832.5151/1273: Telegram

The Chargé in Brazil ( Scotten ) to the Secretary of State

2. Following is a translation of a note from the Minister for Foreign Affairs, dated January 4, in reply to the note which I presented on December 20,39 as stated in the Embassy’s 294, December 20, 2 p.m.40

“Mr. Chargé des Affaires: I have the honor to acknowledge receipt of the note of the 20th of last month in which, referring to article 6 of the Commercial Treaty in force between the United States and Brazil41 as well as to the declarations made by the Ambassador of Brazil in Washington in a note addressed to the Secretary of State on February 2, 1936 [1935],42 you request the allocation or exchange for the payment of importations of American products, as such payments become due.

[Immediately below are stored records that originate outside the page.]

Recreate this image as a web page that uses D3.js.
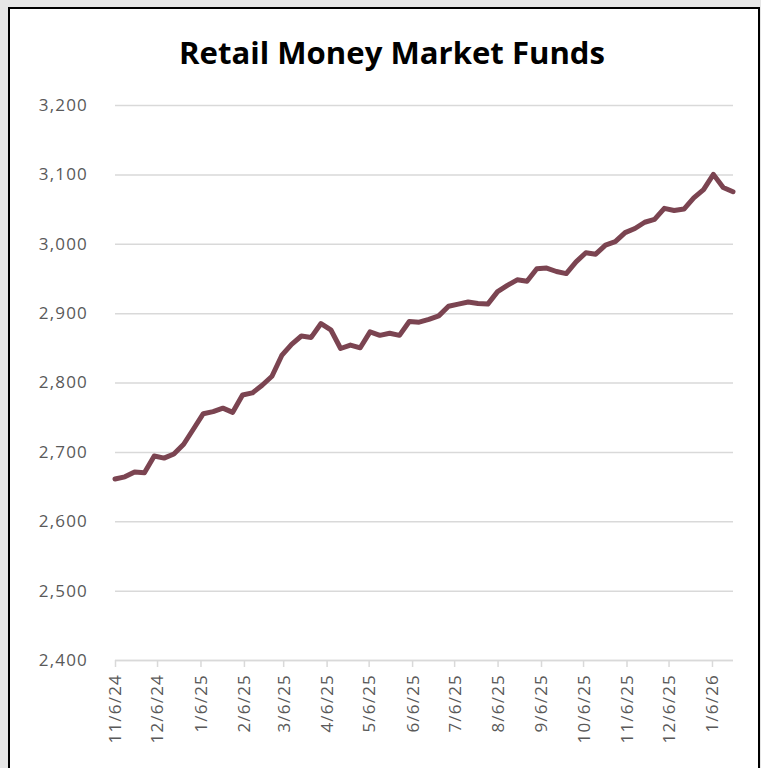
<!DOCTYPE html>
<html>
<head>
<meta charset="utf-8">
<script src="https://cdn.jsdelivr.net/npm/d3@7"></script>
<style>
  html, body { margin: 0; padding: 0; background: #e6e6e6; }
  svg { display: block; }
</style>
</head>
<body>
<svg id="chart" width="761" height="768"></svg>
<script>
// ---- data ----
const title = "Retail Money Market Funds";
const startDate = "11/6/24";   // first weekly observation
const weeklyValues = [
  2661, 2664, 2671, 2670, 2694, 2691, 2697, 2711, 2733, 2755,
  2758, 2763, 2757, 2782, 2785, 2796, 2809, 2839, 2855, 2867,
  2865, 2885, 2876, 2849, 2854, 2850, 2873, 2868, 2871, 2868,
  2888, 2887, 2891, 2896, 2910, 2913, 2916, 2914, 2913, 2931,
  2940, 2948, 2946, 2964, 2965, 2960, 2957, 2974, 2987, 2985,
  2998, 3003, 3016, 3022, 3031, 3035, 3051, 3048, 3050, 3066,
  3078, 3100, 3081, 3075
];
const xTickLabels = ["11/6/24","12/6/24","1/6/25","2/6/25","3/6/25","4/6/25","5/6/25",
  "6/6/25","7/6/25","8/6/25","9/6/25","10/6/25","11/6/25","12/6/25","1/6/26"];
const yTicks = [2400, 2500, 2600, 2700, 2800, 2900, 3000, 3100, 3200];

// ---- setup ----
const parse = d3.timeParse("%m/%d/%y");
const t0 = parse(startDate);
const series = weeklyValues.map((v, i) => ({ date: d3.timeDay.offset(t0, 7 * i), value: v }));
const tickDates = xTickLabels.map(parse);

const svg = d3.select("#chart");
// chart frame
svg.append("rect").attr("x", 9).attr("y", 8).attr("width", 750).attr("height", 780)
  .attr("fill", "#ffffff").attr("stroke", "#000000").attr("stroke-width", 2);

const pLeft = 115, pRight = 733, pTop = 105, pBottom = 660;
const x = d3.scaleTime().domain([series[0].date, series[series.length - 1].date]).range([pLeft, pRight]);
const y = d3.scaleLinear().domain([2400, 3200]).range([pBottom, pTop]);

const font = "'Open Sans', 'Liberation Sans', sans-serif";

// title
svg.append("text").attr("x", 392).attr("y", 64).attr("text-anchor", "middle")
  .attr("font-family", "'Liberation Sans Narrow', 'Open Sans', sans-serif")
  .attr("font-weight", "bold").attr("font-size", 31)
  .attr("fill", "#000").attr("textLength", 426).attr("lengthAdjust", "spacingAndGlyphs")
  .text(title);

// gridlines
const grid = svg.append("g").attr("transform", `translate(${pLeft},0)`)
  .call(d3.axisLeft(y).tickValues(yTicks).tickSize(-(pRight - pLeft)).tickFormat(""));
grid.select(".domain").remove();
grid.selectAll(".tick line").attr("stroke", "#d9d9d9").attr("stroke-width", 1.5);

// y labels
const yAxis = svg.append("g").attr("transform", `translate(${pLeft},0)`)
  .call(d3.axisLeft(y).tickValues(yTicks).tickSize(0).tickPadding(27).tickFormat(d3.format(",")));
yAxis.select(".domain").remove();
yAxis.selectAll("text").attr("font-family", font).attr("font-size", 17)
  .attr("letter-spacing", 1.2).attr("fill", "#595959");

// x axis
const xAxis = svg.append("g").attr("transform", `translate(0,${pBottom})`)
  .call(d3.axisBottom(x).tickValues(tickDates).tickSize(7).tickPadding(0)
    .tickFormat((d, i) => xTickLabels[i]));
xAxis.select(".domain").attr("stroke", "#d9d9d9").attr("stroke-width", 1.5)
  .attr("d", `M${pLeft},0.5H${pRight}`);
xAxis.selectAll(".tick line").attr("stroke", "#d9d9d9").attr("stroke-width", 1.5);
xAxis.selectAll(".tick text")
  .attr("font-family", font).attr("font-size", 17).attr("letter-spacing", 1.2)
  .attr("fill", "#595959")
  .attr("transform", "rotate(-90)")
  .attr("text-anchor", "end")
  .attr("x", -14).attr("y", 0).attr("dy", "0.35em");

// line
svg.append("path").datum(series)
  .attr("fill", "none").attr("stroke", "#7b4451").attr("stroke-width", 5)
  .attr("stroke-linejoin", "round").attr("stroke-linecap", "round")
  .attr("d", d3.line().x(d => x(d.date)).y(d => y(d.value)));
</script>
</body>
</html>
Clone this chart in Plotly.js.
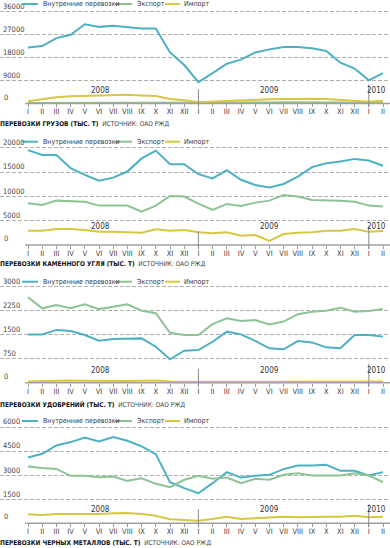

In answer, I have to inform you that the Brazilian Government does not spare efforts to direct the economy of the country with the object of freeing it, as soon as possible, from the exchange monopoly which was reestablished during the second half of last year due to [Page 380] world economic conditions, thus giving again full freedom to exchange operations for commercial purposes, since it is correct that this is the only means to end complaints of foreign exporting commerce with respect to the allocation of foreign exchange.
The greatest obstacle which the Government is finding at the moment to achieve this desideratum is the small delay which now exists in the payment for imported merchandise which we believe reaches 2,500,000 pounds, more or less, with the United States. In case exchange freedom is reestablished, this amount, as well as the arrears with other countries, would weigh on exchange as a depressing element.
In order to remove this difficulty the Government is studying means of obtaining a credit which will permit the liquidation of these commercial arrears, over a reasonable length of time, in order thus to be able to normalize the exchange market and do away with all delay in the payment of imported merchandise, of which the foreign exporters complain.
This Government is desirous of examining this possibility with your Government, thereafter assuring it of furnishing sight exchange for merchandise of current and normal commerce.

I avail myself of the opportunity to renew to Your Excellency the assurance of my very distinguished consideration. Oswaldo Aranha.”

  1. For text, see Foreign Relations, 1938, vol. v, p. 369.
  2. Ibid., p. 372.
  3. Trade agreement signed February 2, 1935, Department of State Executive Agreement Series No. 82, or 49 Stat 3808.
  4. Published as part of the trade agreement.